Aside from this for productivity the Havit HV KB366L is easily the most pleasurable keyboard that I own for typing on and it quite honestly dumps all over my K70 that uses red MX switches.
The NKRO feature, simply works, to activate hold the “FN” key and tap the “DEL” key with the letter N underneath and to switch off hold the “FN” key and tap the “INS” key with the number 6 underneath it. For productivity use it is best to disable it.
With the NKRO feature each press of each key on a keyboard can be detected individually, which means that each key you press will be seen by your operating system no matter how many keys you are holding down simultaneously (hence the variable 'n' in N-Key to refer to as many keys as are possible to press on a keyboard).
While the keyboard has no limit, there is however a USB Protocol limitation. A max of 10 simultaneous key presses are recognized, 6 non-modifier keys (“W”, “A”, “S”, “D”, etc.) + 4 modifier keys (Shift, Caps, Ctrl, etc.). Although you are limited to 6 regular keys you are still guaranteed that any combination of keys will be recognized properly if you have an NKRO keyboard.

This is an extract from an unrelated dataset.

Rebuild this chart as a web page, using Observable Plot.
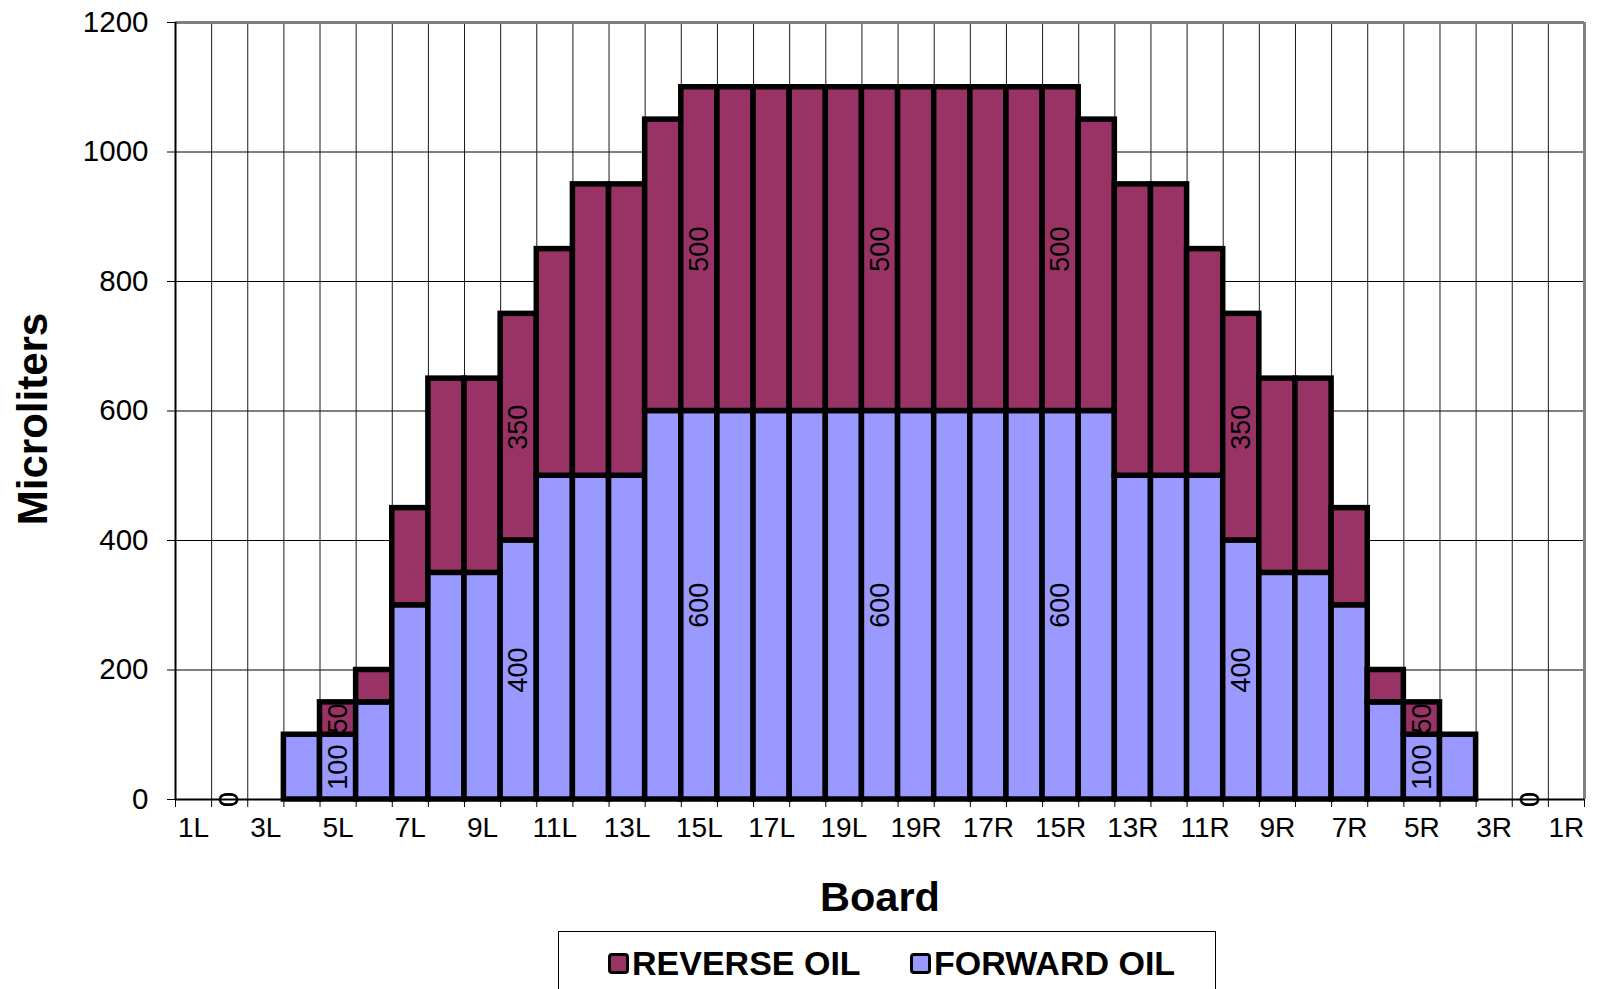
<!DOCTYPE html>
<html><head><meta charset="utf-8">
<script src="https://cdn.jsdelivr.net/npm/d3@7"></script>
<script src="https://cdn.jsdelivr.net/npm/@observablehq/plot@0.6"></script>
<style>
body{margin:0;background:#fff;font-family:"Liberation Sans",Arial,sans-serif;overflow:hidden;}
#chart{position:absolute;left:0;top:0;}
#legend{position:absolute;left:558px;top:931px;width:658px;height:80px;border:1.5px solid #000;box-sizing:border-box;background:#fff;}
.item{position:absolute;top:14px;display:flex;align-items:center;font-weight:bold;font-size:34px;line-height:1;color:#000;white-space:nowrap;}
.sw{width:15px;height:15px;border:3.5px solid #000;border-radius:4px;margin-right:3px;}
</style></head><body>
<div id="chart"></div>
<div id="legend"></div>
<script>
// Categories (boards, left to right across the lane)
const boards = ["1L","2L","3L","4L","5L","6L","7L","8L","9L","10L","11L","12L","13L","14L","15L","16L","17L","18L","19L","20",
  "19R","18R","17R","16R","15R","14R","13R","12R","11R","10R","9R","8R","7R","6R","5R","4R","3R","2R","1R"];
// Series values (microliters); null = no bar
const forwardOil = [null,0,null,100,100,150,300,350,350,400,500,500,500,600,600,600,600,600,600,600,
  600,600,600,600,600,600,500,500,500,400,350,350,300,150,100,100,null,0,null];
const reverseOil = [null,0,null,0,50,50,150,300,300,350,350,450,450,450,500,500,500,500,500,500,
  500,500,500,500,500,450,450,450,350,350,300,300,150,50,50,0,null,0,null];
// Boards that carry data labels
const labeledBoards = ["2L","5L","10L","15L","20","15R","10R","5R","2R"];
// Tick labels shown on x axis
const xTickLabels = ["1L","3L","5L","7L","9L","11L","13L","15L","17L","19L","19R","17R","15R","13R","11R","9R","7R","5R","3R","1R"];
const yTicks = [0,200,400,600,800,1000,1200];
const seriesNames = ["REVERSE OIL","FORWARD OIL"];
const seriesColors = {"REVERSE OIL":"#993366","FORWARD OIL":"#9999FF"};

// Build stacked segments (forward at bottom, reverse on top)
const segments = [];
boards.forEach((b,i)=>{
  const f = forwardOil[i], r = reverseOil[i];
  if (f != null && f > 0) segments.push({i, series:"FORWARD OIL", y1:0, y2:f});
  if (r != null && r > 0) segments.push({i, series:"REVERSE OIL", y1:f||0, y2:(f||0)+r});
});
const labels = [];
labeledBoards.forEach(b=>{
  const i = boards.indexOf(b);
  const f = forwardOil[i], r = reverseOil[i];
  labels.push({x:i+0.5, y:f/2, text:String(f)});
  labels.push({x:i+0.5, y:f + r/2, text:String(r)});
});
const xTickPos = xTickLabels.map(l => boards.indexOf(l) + 0.5);
const n = boards.length;

const chart = Plot.plot({
  width: 1598,
  height: 931,
  marginLeft: 175,
  marginRight: 14,
  marginTop: 22,
  marginBottom: 132,
  style: {fontFamily: "'Liberation Sans', Arial, sans-serif", fontSize: "28px", color: "#000", background: "#fff"},
  x: {type: "linear", domain: [0, n]},
  y: {domain: [0, 1200]},
  color: {domain: seriesNames, range: seriesNames.map(s => seriesColors[s])},
  marks: [
    Plot.ruleY(yTicks.filter(t => t > 0 && t < 1200), {stroke: "#000", strokeWidth: 1}),
    Plot.ruleX(d3.range(1, n), {stroke: "#1a1a1a", strokeWidth: 1}),
    Plot.ruleY([1200], {stroke: "#808080", strokeWidth: 3}),
    Plot.ruleX([n], {stroke: "#808080", strokeWidth: 3}),
    Plot.rectY(segments, {x1: "i", x2: d => d.i + 1, y1: "y1", y2: "y2", fill: "series", stroke: "#000", strokeWidth: 5.5}),
    Plot.ruleX([0], {stroke: "#000", strokeWidth: 2}),
    Plot.ruleY([0], {stroke: "#000", strokeWidth: 2}),
    Plot.axisY(yTicks, {tickSize: 8, tickPadding: 19, fontSize: 29.5, label: null, stroke: "#000", tickFormat: d => String(d)}),
    Plot.axisX(d3.range(0, n + 1), {tickSize: 8, tickFormat: () => "", label: null, stroke: "#000"}),
    Plot.axisX(xTickPos, {tickSize: 0, tickPadding: 18, fontSize: 28, label: null, tickFormat: p => boards[Math.floor(p)]}),
    Plot.text(labels, {x: "x", y: "y", text: "text", rotate: -90, fontSize: 27, fill: "#000"}),
    Plot.text(["Microliters"], {frameAnchor: "left", dx: -142, dy: 8, rotate: -90, text: d => d, fontSize: 42, fontWeight: "bold", textAnchor: "middle", lineAnchor: "middle", fill: "#000"}),
    Plot.text(["Board"], {frameAnchor: "bottom", dy: 98, text: d => d, fontSize: 41.5, fontWeight: "bold", textAnchor: "middle", lineAnchor: "middle", fill: "#000"})
  ]
});
document.getElementById("chart").appendChild(chart);

// Legend
const legend = document.getElementById("legend");
const itemLeft = [49, 351];
seriesNames.forEach((s, k) => {
  const it = document.createElement("div");
  it.className = "item";
  it.style.left = itemLeft[k] + "px";
  const sw = document.createElement("span");
  sw.className = "sw";
  sw.style.background = seriesColors[s];
  const tx = document.createElement("span");
  tx.textContent = s;
  it.appendChild(sw); it.appendChild(tx);
  legend.appendChild(it);
});
</script>
</body></html>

In short, this means that you can simultaneously move forward while holding a key down to crouch, reload and even turn a torch on or off and hold a key if required to use teamspeak with each and every key registering.
Coupled with the blue switches DOTA, Guild Wars 2, Elite Dangerous, COH 2, War Game : Red Dragon and R.U.S.E are a pleasure to play and far more so than on my K70.
FPS games such as Killing Floor, L4D2, Team Fortress 2, Serious Sam 3 BFE and COD Black Ops 2 and Platformers were defiantly better played using the red switches of my K70. Specifically Platformers that are probably best played on a joypad anyway were rather frustrating. Honestly trying to double jump with the spacebar of the Havit HV-KB366L will drive you bonkers.
Full disclosure, I was provided with a sample product in exchange for a fair and honest review. No attempt was made to influence my opinion and the review comprises of my own thoughts based on the use of this item.